Any of these would be great to forgo during Lent, but what if we considered some more emotional or introspective options, like gossiping, lying, cheating, stealing or being selfish. These are options which will cause us to truly evaluate ourselves, asking if we are truly being an imitator of Christ. Lent is a time for us all to spend in prayer, fasting and charity.
Prayer, an act of supplication or intercession directed towards God, can be healing and aid in our attempts to stick with our sacrificial commitments for the season. Through prayer we deepen our relationship with God. We see Jesus doing this throughout the New Testament, always seeking the Father before and after a healing. We, too, should seek the reassurance and refreshing shelter of God through prayer.

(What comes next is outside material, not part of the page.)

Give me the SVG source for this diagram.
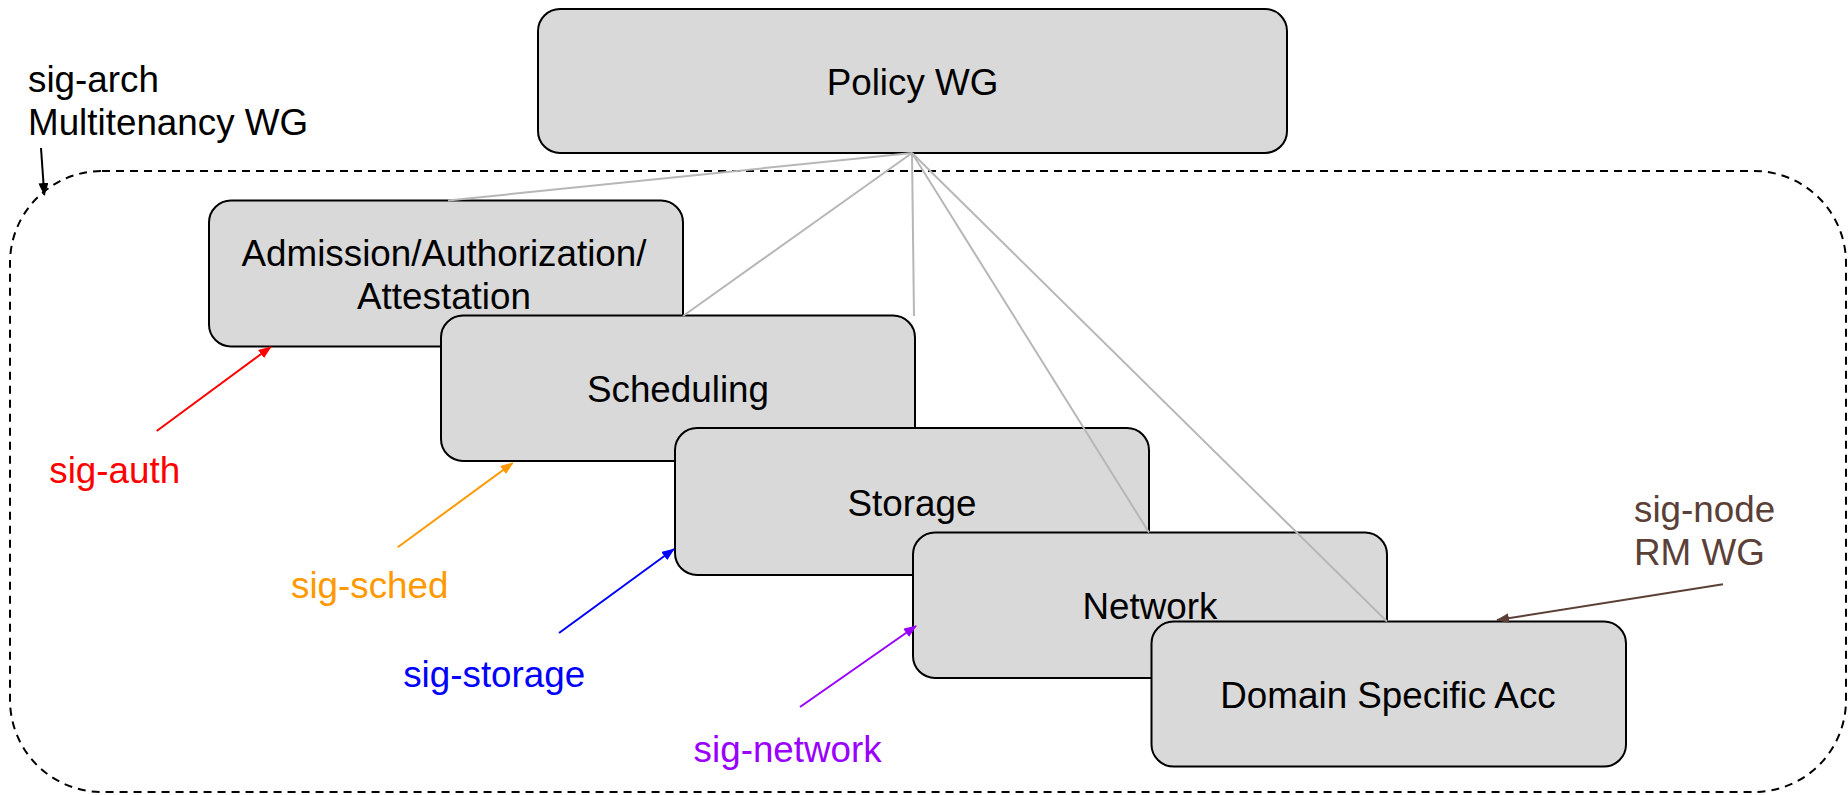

Our Lenten fasting does not have to focus on food alone. Abstaining from entertainment, like television and social media, can have quite an impact. However, the traditional view of fasting might sound sensational today, especially compared to the culture and norms during Jesus’ time. It was odd for a religious person not to fast. John the Baptist, who prepared the way for Jesus, often fasted. Jesus also teaches his disciples how to fast in the Sermon on the Mount, specifically telling them not to make a show of their fasting. Christians shouldn’t fast to look pious or religious. Fasting is a practice of humbling ourselves before God. Fasting isn’t about how God responds to our prayers, but how we bring our prayers to Him.
Charity is defined as the highest form of love, signifying the reciprocal love between God and man that is made manifest in unselfish love of one’s fellow men. Paul says in 1 Corinthians 13, “If I have all things and yet do not have love, I’m nothing.” In a general sense, showing love, benevolence, good will, and a disposition of heart will incline others to think favorably of their fellow human being, and to do them good in turn. In a theological sense, it includes love of God, and universal good will to all. Over the years, the definition of Lent in the homilies I have given has changed from the simple thought to sacrificing something for forty days, to the thought of giving it up for good. The question I ask of myself is “What I am giving up and how will it cause me to grow in my relationship with God and my fellow neighbor?” I invite you to ask yourself this same question.
My brothers and sisters, it is my hope and prayer that this Lenten season truly becomes an awakening experience of God in our lives by our prayer, fasting and charity.